As shown in the mass spectrum of Fig. 3, hydrogen is the main residual gas in the vacuum system. Table 1 shows that the coefficient between cold rubidium atoms and hydrogen is the largest one among the presented loss rate coefficients. Thus, we use it to estimate the required vacuum pressure. For cold atoms in microgravity environments, the lifetime of cold atoms limited by residual gases will be more than 10 seconds as the vacuum pressure is lower than 8.5 × 10⁻⁸ Pa. If the vacuum pressure is lower than 2.85 × 10⁻⁸ Pa, the lifetime of cold atoms limited by residual gases will be more than 30 seconds. In addition, cold atoms can be used as a vacuum pressure measurement tool according to the relationship between the loss of cold atoms and the vacuum pressure.^[13,17,35]

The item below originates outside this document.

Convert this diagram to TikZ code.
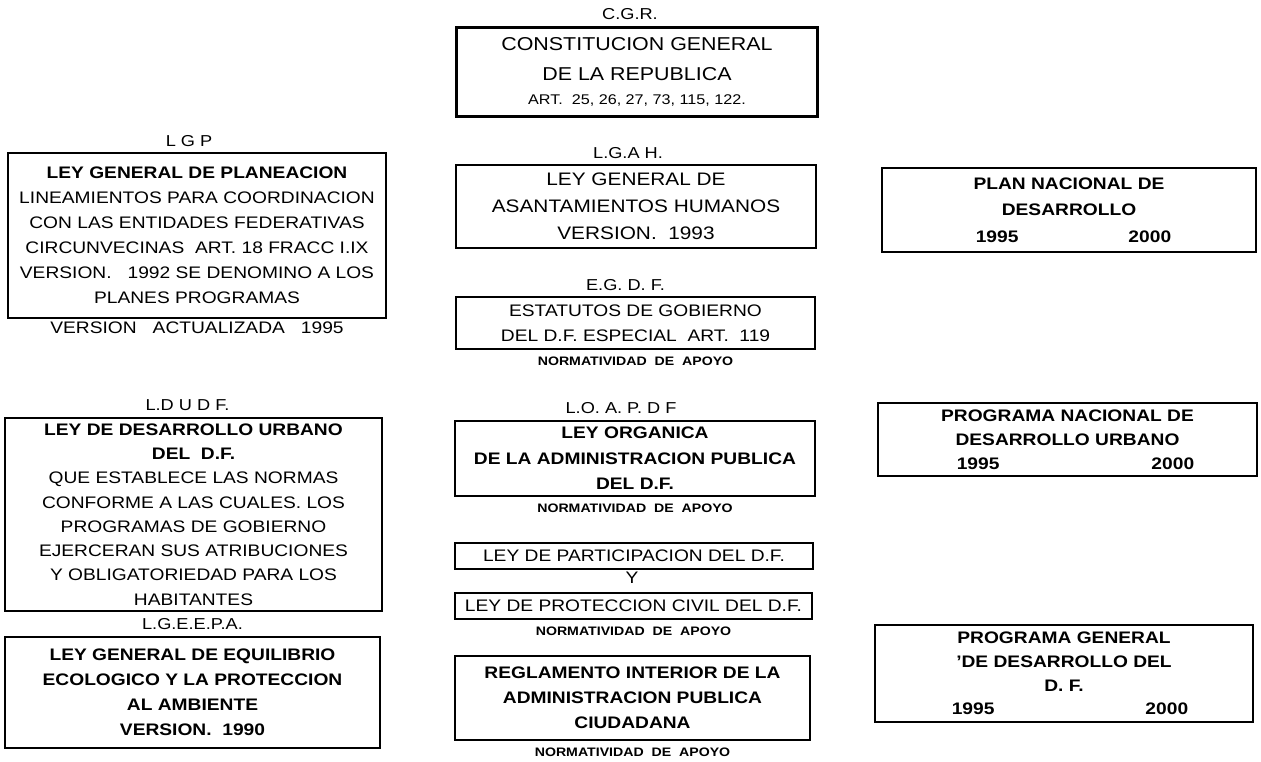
\documentclass[tikz,border=0pt]{standalone}
\usepackage{fontspec}
\setmainfont{Liberation Sans}[FakeStretch=1.15]
\usetikzlibrary{positioning}

\tikzset{
  ley/.style={draw,line width=1.3pt,align=center,inner sep=0pt,
    font=\fontsize{9.5}{14.2}\selectfont},
  sigla/.style={inner sep=1.5pt,font=\fontsize{9}{11}\selectfont},
  apoyo/.style={inner sep=1.5pt,font=\fontsize{7}{8}\selectfont\bfseries},
}

\begin{document}
\begin{tikzpicture}[x=0.02cm,y=-0.02cm]
  \useasboundingbox (0,0) rectangle (1261,761);
  % columna central
  \node[ley,minimum width=7.22cm,minimum height=1.78cm,font=\fontsize{10.6}{17}\selectfont]
    (cgr) at (637,72) {CONSTITUCION GENERAL\\DE LA REPUBLICA\\[-3pt]
    {\fontsize{8}{10}\selectfont ART.\ \ 25,\ 26,\ 27,\ 73,\ 115,\ 122.}};
  \node[sigla,above=2pt of cgr,xshift=-0.14cm] (cgrtag) {C.G.R.};
  \node[ley,minimum width=7.2cm,minimum height=1.66cm,font=\fontsize{10.3}{15.4}\selectfont]
    (lgah) at (636,206.5) {LEY GENERAL DE\\ASANTAMIENTOS HUMANOS\\VERSION.\ \ 1993};
  \node[sigla,above=1pt of lgah,xshift=-0.16cm] (lgahtag) {L.G.A H.};
  \node[ley,minimum width=7.18cm,minimum height=1.04cm] (egdf) at (635.5,323)
    {ESTATUTOS DE GOBIERNO\\DEL D.F. ESPECIAL\ \ ART.\ \ 119};
  \node[sigla,above=1pt of egdf,xshift=-0.2cm] (egdftag) {E.G. D. F.};
  \node[apoyo,below=2pt of egdf] (egdfapoyo) {NORMATIVIDAD\ \ DE\ \ APOYO};
  \node[ley,minimum width=7.2cm,minimum height=1.5cm,font=\fontsize{9.5}{14.5}\selectfont\bfseries]
    (loapdf) at (635,458.5) {LEY ORGANICA\\DE LA ADMINISTRACION PUBLICA\\DEL D.F.};
  \node[sigla,above=2pt of loapdf,xshift=-0.28cm] (loapdftag) {L.O. A. P. D F};
  \node[apoyo,below=2pt of loapdf] (loapdfapoyo) {NORMATIVIDAD\ \ DE\ \ APOYO};
  \node[ley,minimum width=7.16cm,minimum height=0.52cm] (lpdf) at (634,556)
    {LEY DE PARTICIPACION DEL D.F.};
  \node[sigla,font=\fontsize{9.5}{11}\selectfont] (y) at (632,578) {Y};
  \node[ley,minimum width=7.14cm,minimum height=0.52cm] (lpcdf) at (633.5,606)
    {LEY DE PROTECCION CIVIL DEL D.F.};
  \node[apoyo,below=2pt of lpcdf] (lpcdfapoyo) {NORMATIVIDAD\ \ DE\ \ APOYO};
  \node[ley,minimum width=7.1cm,minimum height=1.68cm,font=\fontsize{9.5}{14.2}\selectfont\bfseries]
    (riapc) at (632.5,698) {REGLAMENTO INTERIOR DE LA\\ADMINISTRACION PUBLICA\\CIUDADANA};
  \node[apoyo,below=2pt of riapc] (riapcapoyo) {NORMATIVIDAD\ \ DE\ \ APOYO};
  % columna izquierda
  \node[ley,minimum width=7.56cm,minimum height=3.3cm] (lgp) at (197,235.5)
    {{\bfseries LEY GENERAL DE PLANEACION}\\LINEAMIENTOS PARA COORDINACION\\
    CON LAS ENTIDADES FEDERATIVAS\\CIRCUNVECINAS\ \ ART. 18 FRACC I.IX\\
    VERSION.\ \ \ 1992 SE DENOMINO A LOS\\PLANES PROGRAMAS};
  \node[sigla,above=1pt of lgp,xshift=-0.16cm] (lgptag) {L G P};
  \node[sigla,below=0pt of lgp,font=\fontsize{9.5}{11}\selectfont] (lgpver)
    {VERSION\ \ \ ACTUALIZADA\ \ \ 1995};
  \node[ley,minimum width=7.54cm,minimum height=3.86cm,font=\fontsize{9.5}{13.8}\selectfont]
    (ldudf) at (193.5,514.5) {{\bfseries LEY DE DESARROLLO URBANO}\\{\bfseries DEL\ \ D.F.}\\
    QUE ESTABLECE LAS NORMAS\\CONFORME A LAS CUALES. LOS\\PROGRAMAS DE GOBIERNO\\
    EJERCERAN SUS ATRIBUCIONES\\Y OBLIGATORIEDAD PARA LOS\\HABITANTES};
  \node[sigla,above=2pt of ldudf,xshift=-0.12cm] (ldudftag) {L.D U D F.};
  \node[ley,minimum width=7.5cm,minimum height=2.22cm,font=\fontsize{9.5}{14.2}\selectfont\bfseries]
    (lgeepa) at (192.5,692.5) {LEY GENERAL DE EQUILIBRIO\\ECOLOGICO Y LA PROTECCION\\
    AL AMBIENTE\\VERSION.\ \ 1990};
  \node[sigla,above=2pt of lgeepa] (lgeepatag) {L.G.E.E.P.A.};
  % columna derecha
  \node[ley,minimum width=7.48cm,minimum height=1.68cm,font=\fontsize{9.5}{15}\selectfont\bfseries]
    (pnd) at (1069,210) {PLAN NACIONAL DE\\DESARROLLO\\\hspace*{0.18cm}1995\hspace{2.2cm}2000};
  \node[ley,minimum width=7.58cm,minimum height=1.46cm,font=\fontsize{9.5}{13.6}\selectfont\bfseries]
    (pndu) at (1067.5,439.5) {PROGRAMA NACIONAL DE\\DESARROLLO URBANO\\
    \hspace*{0.32cm}1995\hspace{3.04cm}2000};
  \node[ley,minimum width=7.56cm,minimum height=1.94cm,font=\fontsize{9.5}{13.5}\selectfont\bfseries]
    (pgddf) at (1064,673.5) {PROGRAMA GENERAL\\'DE DESARROLLO DEL\\D. F.\\
    \hspace*{0.24cm}1995\hspace{3.02cm}2000};
\end{tikzpicture}
\end{document}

We have experimentally and theoretically studied the loss rate of cold atoms due to collisions with residual gases in the MOT and during free flight. The mass spectrum is scanned by the residual gas analyzer under different vacuum environments, and the main residual gases are hydrogen, nitrogen, carbon monoxide, carbon dioxide, argon, and methane. We used the molecular flow module in COMSOL to obtain the partial pressure distribution for these main residual gases in the vacuum system. The relationship between the loss rate of cold atoms and several main residual gases were calculated. For the MOT loss rate, the contribution from background hot rubidium should be taken into account, and the loss rate agrees well with the calculated MOT loss rate. The agreement between the calculated and the measured loss rate of MOT also indicates that the results of the partial pressure distribution are credible. The measured relative decay factor during free flight under different vacuum pressures agrees well with the calculated relative decay factor obtained from semi-classical elastic scattering and the pressure distribution. Hence, it has been verified that the semi-classical elastic scattering is valid for the collision between cold atoms and residual gas during free flight. According to the semi-classical elastic scattering, we can quantify the loss of cold atoms caused by the residual gas and do further analyses of other mechanisms that lead to the loss of cold atoms.